UN calls on Pakistan,
other countries to accept
Afghan asylum-seekers


GENEVA: Afghans seeking to flee abroad face escalating risks as the domestic situation deteriorates, the United Nations refugee agency said on Wednesday in a plea to neighboring countries to open their borders even to those without documentation.

Iran, Pakistan and Tajikistan have deported increasing numbers of Afghans since August, following the Taliban takeover, it said.

The UNHCR called for a halt to deportations saying Afghans may face persecution in their homeland where religious and ethnic minorities and activists have been targeted.

“UNHCR urges all countries receiving Afghan new arrivals to keep their borders open to those in need of international protection,” the UN High Commissioner for Refugees said in a statement.

Pakistan’s foreign secretary Sohail Mahmood said on Wednesday the Organization of Islamic Cooperation (OIC) should play a role in helping the people of Afghanistan who were facing a serious humanitarian crisis.

Afghanistan witnessed a major political change in August when the Taliban seized control of its capital city, Kabul, while the international community was still in the process of pulling out its troops.

The political change exposed the economic vulnerabilities of the country, however, which required substantial foreign assistance after being in a state of war for several decades.

The top official of Pakistan’s foreign office briefed the Islamabad-based heads of OIC missions on the prevailing situation in Afghanistan ahead of the group’s proposed extraordinary session on the subject later this month.

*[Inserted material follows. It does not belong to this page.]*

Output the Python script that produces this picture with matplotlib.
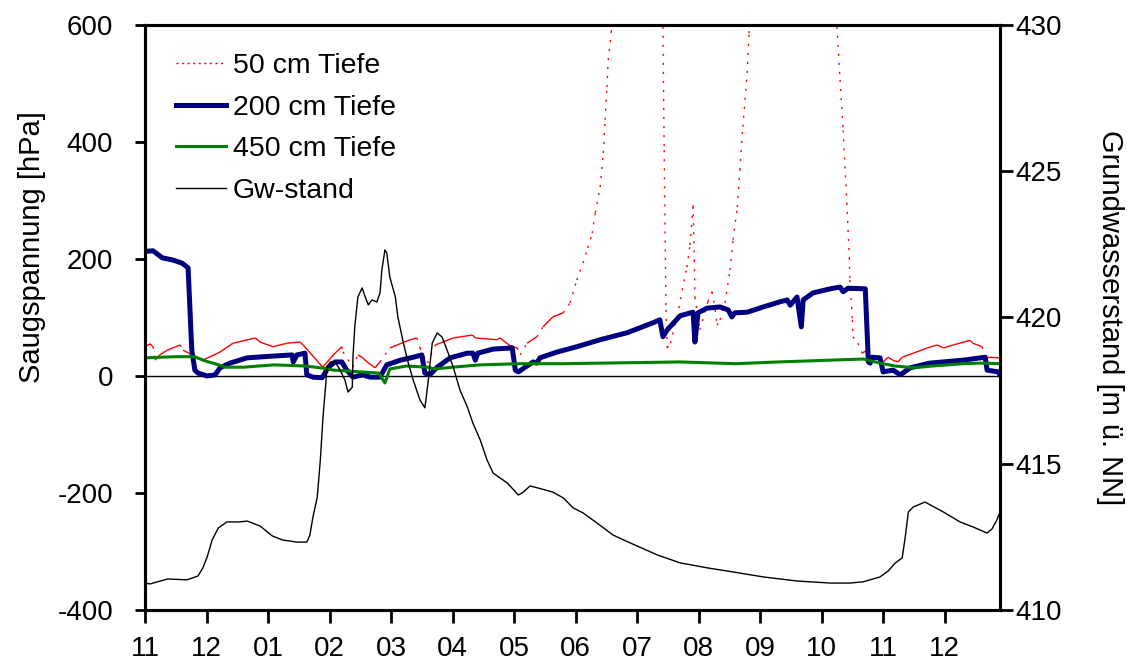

ISLAMABAD: Pakistan’s foreign secretary Sohail Mahmood, center, briefs the OIC heads of mission in Islamabad, Pakistan, on December 1, 2021.
(Photo courtesy: Pakistan foreign office)

“The Foreign Secretary emphasized that as the collective voice of the Islamic Ummah, the OIC, can and must play its part in helping address the urgent humanitarian and economic needs of our Afghan brethren,” said an official statement released by the foreign office in Islamabad. “In addition, he underlined, OIC’s leadership could help galvanize other international actors to come forward and extend a helping hand to the Afghan people currently in dire need of international support and solidarity.”

The Pakistani official informed that the OIC extraordinary session was organized after Saudi Arabia took the initiative last month, adding that the administration in Islamabad welcomed the decision and offered to host the foreign ministers of OIC nations on December 17.

Quoting the United Nations estimates, he said that 60 percent of Afghanistan’s 38 million people faced “crisis level of hunger,” adding there was a risk of acute malnutrition among Afghan women and children along with the problem of internal displacement.

Afghan national coming to Pakistan for asylum and shelter

The foreign secretary maintained a potential economic collapse in Afghanistan could not be ruled out.

“This would not only be a humanitarian tragedy but also exacerbate the security situation, spur instability, and lead to a mass exodus of refugees,” he said, adding: “This would have grave consequences for international peace and stability.”

Pakistan has also urged the international community in the past not to adopt a policy of disengagement toward Afghanistan after the Taliban takeover since it would have negative consequences for the people in the war-battered country along with the rest of the region.